Andrew Tanenbaum tells how one comment changed everything:
"When Unix V6 was released, it became very popular at universities, and people began teaching it in courses. AT&T, for some incomprehensible reason, decided that having lots of students learn about Unix was a bad idea, so the V7 license said you couldn't teach it anymore. I needed an example for my operating systems course, so I decided to write a clone of Unix to teach from. This became Minix. But late in the development, it kept crashing, and I couldn't find the bug. It seemed completely random. I wrote an interpreter for the IBM PC, so I could run Minix in a reproducible environment. It ran perfectly on the interpreter, but still crashed on the hardware. (If I'd been smart, I could have turned the interpreter into something more like what is now VMware, but my focus was finding the bug).
"I was about to abandon the entire Minix project when one of my students mentioned that the Intel 088 gave interrupt 15 when it got too hot. I said there was nothing in the manual about this, but he said he heard this somewhere. So I changed the code to expect interrupt 15 and print out something when it happened. Sure enough, within an hour, I got the message, 'Hi. I am interrupt 15. You will never see this message. Have a nice day.' As a result of this off-hand comment from my student, Robbert van Renesse, Minix happened and became a phenomenon. One of the early users was Linus Torvalds, who said he bought an IBM PC just to run and study Minix. Eventually, he began modifying it and that led to Linux. Many of the early aspects of Linux were taken directly from Minix (file system, directory layout, etc.).

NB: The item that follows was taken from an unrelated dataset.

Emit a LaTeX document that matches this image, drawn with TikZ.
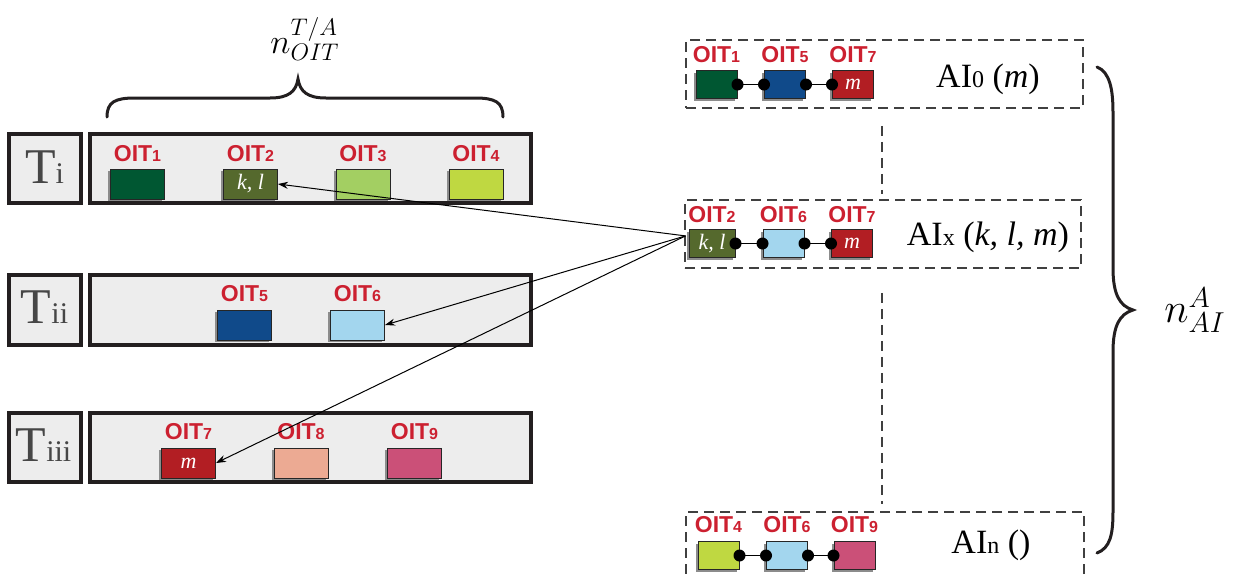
\documentclass[tikz,border=0pt]{standalone}
\usepackage{fontspec}
\setmainfont{Liberation Serif}
\newfontfamily\arialfont{Liberation Sans}
\usetikzlibrary{arrows.meta,shadows}
\definecolor{cA}{RGB}{0,87,50}
\definecolor{cB}{RGB}{85,105,45}
\definecolor{cC}{RGB}{163,207,98}
\definecolor{cD}{RGB}{191,216,65}
\definecolor{cE}{RGB}{16,74,138}
\definecolor{cF}{RGB}{163,214,238}
\definecolor{cG}{RGB}{178,30,35}
\definecolor{cH}{RGB}{236,170,147}
\definecolor{cI}{RGB}{203,80,120}
\definecolor{boxfill}{RGB}{237,237,237}
\definecolor{boxc}{RGB}{35,31,32}
\definecolor{labred}{RGB}{204,32,48}
\definecolor{tgray}{RGB}{70,70,70}
\newcommand\oitn[1]{OIT{\fontsize{8}{9}\selectfont #1}}
\newcommand\tlab[1]{{\fontsize{25}{26}\selectfont T}{\fontsize{15}{16}\selectfont #1}}
\newcommand\ailab[2]{{\fontsize{17}{18}\selectfont AI}{\fontsize{12}{13}\selectfont #1}{\fontsize{17}{18}\selectfont\ (#2)}}
\tikzset{
  tbox/.style={draw=boxc, line width=2pt, fill=boxfill},
  oit/.style={draw=black!85, line width=0.5pt, minimum width=27pt, minimum height=15pt, inner sep=0pt,
    drop shadow={shadow xshift=-1.2pt, shadow yshift=-1.2pt, fill=black!45, opacity=1}},
  oitsm/.style={oit, minimum width=20.5pt, minimum height=14pt},
  oitl/.style={text=labred, font=\arialfont\bfseries\fontsize{11.5}{12}\selectfont, inner sep=0pt},
  intext/.style={text=white, font=\itshape\fontsize{11}{12}\selectfont},
  ttext/.style={text=tgray, anchor=base, inner sep=0pt},
  aitext/.style={anchor=base, inner sep=0pt},
  aibox/.style={draw=black!75, line width=0.75pt, dash pattern=on 5pt off 3pt, inner sep=0pt},
  vdash/.style={draw=black!75, line width=0.75pt, dash pattern=on 5pt off 3pt},
  conn/.style={line width=0.6pt},
  dotn/.style={circle, fill=black, inner sep=0pt, minimum size=6pt},
  arr/.style={line width=0.5pt, -{Stealth[length=5pt,width=3.5pt]}},
  brc/.style={line width=1.5pt, line cap=round, draw=boxc},
  mathl/.style={inner sep=0pt}
}
\begin{document}
\begin{tikzpicture}[x=0.5pt,y=-0.5pt]
\useasboundingbox (0,0) rectangle (1244,579);

% ---------- left: tables ----------
\node[tbox, minimum width=36pt, minimum height=34.5pt, inner sep=0pt] (tiL) at (45,168.5) {};
\node[tbox, minimum width=220.5pt, minimum height=34.5pt, inner sep=0pt] (tiM) at (310.5,168.5) {};
\node[tbox, minimum width=36pt, minimum height=35pt, inner sep=0pt] (tiiL) at (45,310) {};
\node[tbox, minimum width=220.5pt, minimum height=35pt, inner sep=0pt] (tiiM) at (310.5,310) {};
\node[tbox, minimum width=36pt, minimum height=34.5pt, inner sep=0pt] (tiiiL) at (45,447.5) {};
\node[tbox, minimum width=220.5pt, minimum height=34.5pt, inner sep=0pt] (tiiiM) at (310.5,447.5) {};

\node[ttext] at (44.5,183) {\tlab{i}};
\node[ttext] at (44.5,323) {\tlab{ii}};
\node[ttext] at (43.5,461) {\tlab{iii}};

% Ti row
\node[oit, fill=cA] (t1) at (137.5,184) {};
\node[oit, fill=cB, intext] (t2) at (250.5,184) {k, l};
\node[oit, fill=cC] (t3) at (363,184) {};
\node[oit, fill=cD] (t4) at (476,184) {};
\node[oitl] at (137.5,154) {\oitn{1}};
\node[oitl] at (250.5,154) {\oitn{2}};
\node[oitl] at (363,154) {\oitn{3}};
\node[oitl] at (476,154) {\oitn{4}};
% Tii row
\node[oit, fill=cE] (t5) at (244.5,325) {};
\node[oit, fill=cF] (t6) at (357.5,325) {};
\node[oitl] at (244.5,294) {\oitn{5}};
\node[oitl] at (357.5,294) {\oitn{6}};
% Tiii row
\node[oit, fill=cG, intext] (t7) at (188.5,463) {m};
\node[oit, fill=cH] (t8) at (301,463) {};
\node[oit, fill=cI] (t9) at (414.5,463) {};
\node[oitl] at (188.5,432) {\oitn{7}};
\node[oitl] at (301,432) {\oitn{8}};
\node[oitl] at (414.5,432) {\oitn{9}};

% top brace
\draw[brc] (107,117) .. controls (107,102) and (115,98) .. (135,98) -- (270,98)
  .. controls (288,98) and (296,92) .. (298,79)
  .. controls (300,92) and (308,98) .. (326,98) -- (475,98)
  .. controls (495,98) and (503,102) .. (503,117);
\node[mathl] at (305,39) {\fontsize{18}{21}\selectfont $n^{T/A}_{OIT}$};

% ---------- right: AI sets ----------
\node[aibox, minimum width=198.5pt, minimum height=34pt] (ai0) at (884.5,74) {};
\node[aibox, minimum width=198pt, minimum height=34pt] (aix) at (883,234) {};
\node[aibox, minimum width=199pt, minimum height=40pt] (ain) at (885,552) {};

\coordinate (vx) at (882,0);
\draw[vdash, shorten <=8.5pt, shorten >=2.5pt] (ai0.south -| vx) -- (aix.north -| vx);
\draw[vdash, shorten <=12pt, shorten >=3.5pt] (aix.south -| vx) -- (ain.north -| vx);

% AI0
\node[oitsm, fill=cA] (a1) at (716.5,84.5) {};
\node[oitsm, fill=cE] (a5) at (785,84.5) {};
\node[oitsm, fill=cG, intext] (a7) at (853,84.5) {m};
\node[oitl] at (716.5,55) {\oitn{1}};
\node[oitl] at (785,55) {\oitn{5}};
\node[oitl] at (853,55) {\oitn{7}};
\draw[conn] (a1.east) -- (a5.west);
\draw[conn] (a5.east) -- (a7.west);
\node[dotn] at (a1.east) {};
\node[dotn] at (a5.west) {};
\node[dotn] at (a5.east) {};
\node[dotn] at (a7.west) {};
\node[aitext] at (988,87) {\ailab{0}{\textit{m}}};

% AIx
\node[oitsm, fill=cB, intext, minimum width=23pt] (x2) at (712,243.5) {k, l};
\node[oitsm, fill=cF] (x6) at (783.5,243.5) {};
\node[oitsm, fill=cG, intext] (x7) at (852,243.5) {m};
\node[oitl] at (712,215) {\oitn{2}};
\node[oitl] at (783.5,215) {\oitn{6}};
\node[oitl] at (852,215) {\oitn{7}};
\draw[conn] (x2.east) -- (x6.west);
\draw[conn] (x6.east) -- (x7.west);
\node[dotn] at (x2.east) {};
\node[dotn] at (x6.west) {};
\node[dotn] at (x6.east) {};
\node[dotn] at (x7.west) {};
\node[aitext] at (988,245) {\ailab{x}{\textit{k, l, m}}};

% AIn
\node[oitsm, fill=cD] (n4) at (718.5,555.5) {};
\node[oitsm, fill=cF] (n6) at (787,555.5) {};
\node[oitsm, fill=cI] (n9) at (854.5,555.5) {};
\node[oitl] at (718.5,525) {\oitn{4}};
\node[oitl] at (787,525) {\oitn{6}};
\node[oitl] at (854.5,525) {\oitn{9}};
\draw[conn] (n4.east) -- (n6.west);
\draw[conn] (n6.east) -- (n9.west);
\node[dotn] at (n4.east) {};
\node[dotn] at (n6.west) {};
\node[dotn] at (n6.east) {};
\node[dotn] at (n9.west) {};
\node[aitext] at (991,553) {\ailab{n}{}};

% right brace
\draw[brc] (1097,67) .. controls (1110,72) and (1113,90) .. (1113,112) -- (1113,268)
  .. controls (1113,295) and (1120,306) .. (1133,310)
  .. controls (1120,314) and (1113,325) .. (1113,352) -- (1113,512)
  .. controls (1113,535) and (1110,548) .. (1097,553);
\node[mathl] at (1195,310) {\fontsize{20.74}{24}\selectfont $n^{A}_{AI}$};

% arrows
\coordinate (src) at ([shift={(-1.5pt,3.8pt)}]x2.west);
\draw[arr] (src) -- (t2.east);
\draw[arr] (src) -- (t6.east);
\draw[arr] (src) -- (t7.east);
\end{tikzpicture}
\end{document}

"If Robbert had not made that comment, there would have been no Minix and no Linux. If there were no Linux, there would not have been an Android, since that is just a version of Linux. If there were no Android, probably the relative stock prices of Apple and Samsung would be quite different than they are now, since Apple's iOS is not based on Linux, but an earlier version of Unix that goes back to BSD. Robbert's casual comment changed the history of the world in a significant way."
Rick Rashid shares the birth of Mach/Unix:
"My first Usenix conference was also the coming-out event for Mach within the Unix community. It was summer of 1986 in Atlanta, and the paper I presented was Mach: A New Kernel Foundation for Unix Development. One of the decisions that I and my graduate students at CMU made early in the development of Mach was to layer Unix on top of it, so we could make our OS research accessible to the large community of Unix users. Submitting a paper on our system's performance and features to the Usenix community was an important first step toward that goal.

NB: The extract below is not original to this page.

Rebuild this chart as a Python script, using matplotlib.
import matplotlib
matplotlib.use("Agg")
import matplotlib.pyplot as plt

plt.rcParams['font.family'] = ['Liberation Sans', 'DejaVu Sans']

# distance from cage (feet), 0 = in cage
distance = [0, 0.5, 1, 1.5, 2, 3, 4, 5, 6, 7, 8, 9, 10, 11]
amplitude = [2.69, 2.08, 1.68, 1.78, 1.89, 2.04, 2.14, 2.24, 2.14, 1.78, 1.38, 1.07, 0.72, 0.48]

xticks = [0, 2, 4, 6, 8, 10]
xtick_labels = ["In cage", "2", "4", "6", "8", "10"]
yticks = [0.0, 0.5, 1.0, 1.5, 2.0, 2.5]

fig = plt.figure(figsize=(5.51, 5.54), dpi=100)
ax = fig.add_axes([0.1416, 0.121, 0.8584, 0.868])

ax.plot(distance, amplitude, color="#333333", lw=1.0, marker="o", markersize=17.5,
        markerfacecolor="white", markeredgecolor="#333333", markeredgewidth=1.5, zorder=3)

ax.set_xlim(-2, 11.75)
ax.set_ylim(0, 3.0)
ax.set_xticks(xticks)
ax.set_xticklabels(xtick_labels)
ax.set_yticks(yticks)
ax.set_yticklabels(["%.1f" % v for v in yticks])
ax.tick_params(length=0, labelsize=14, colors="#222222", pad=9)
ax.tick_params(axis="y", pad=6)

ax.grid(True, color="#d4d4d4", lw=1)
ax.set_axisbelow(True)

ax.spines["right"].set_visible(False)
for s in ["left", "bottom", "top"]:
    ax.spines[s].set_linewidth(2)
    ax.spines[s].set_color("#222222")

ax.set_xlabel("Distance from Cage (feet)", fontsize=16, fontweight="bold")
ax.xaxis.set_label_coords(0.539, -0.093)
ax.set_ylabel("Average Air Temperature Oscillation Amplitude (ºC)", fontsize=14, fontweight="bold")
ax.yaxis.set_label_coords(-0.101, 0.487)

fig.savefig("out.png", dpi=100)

"Unix and its various versions have changed so much over the years, it is important to remember that, back in 1986, concepts that are accepted today were quite controversial then. Unix on Mach broke ground in a number of areas, including machine independent-virtual memory management and support for large-scale multiprocessors including Uniform Memory Access (UMA) architectures, Non-Uniform Memory Access (NUMA) architectures, and No Remote Memory Access (NORMA) architectures.
"Probably the most controversial feature of Mach was its support for copy-on-write virtual memory management and the integration of that feature both with Mach's interprocess communication and Unix's fork mechanism. As luck, or fate, would have it, the Usenix talk that preceded mine specifically discussed the idea of including copy-on-write in Unix and concluded that it could not be done cost effectively. This lead-in gave me a chance to look like a magician pulling a rabbit out of my hat when I stepped up on stage and showed that, not only could copy-on-write be done cost effectively, but that we, in fact, had done it. That Usenix paper and talk was a turning point both for our system efforts at CMU, at the time, and for me personally. For much of the rest of the conference, people approached me to talk about Mach and its impact on their thinking. Not long later, Steve Jobs and Bud Tribble came to visit me at Carnegie Mellon to talk about using our work on Mach as the basis for NeXTStep. Later, Mach became the basis for OSF/1, Digital Unix, and a number of other commercial Unix versions, and it became the first 64-bit Unix implementation."
Gordon Bell recommends Unix as a standard for compatibility:
"I'm a standards advocate. [I believe that] you either make the standard or follow it. If you fail to make the standard, you get to do it twice.
"When we designed VAX, Ken Thompson and Dennis Ritchie were the only outside reviewers of the architecture. I was on the Posix board when we put it forward as a standard, working with IEEE. At NSF, when CISE was started in 1986, I pushed our vendors at the supercomputer centers to have all the supercomputers adopt Unix as a way of getting compatibility among all levels of computing including mini-supers etc.
"It is important to note that the earlier Unixes were all proprietary and controlled by specific vendors with products that were derived from either the Berkeley or ATT Unix. DEC tried to create a single standard, but all the hardware guys wanted control. The big deal was Stallman's base tools (GNU) that allowed Linus to build Linux at zero cost, which was not controlled by any hardware vendor.
"Unix was the key enabler that allowed workstation companies to form, most notably Sun."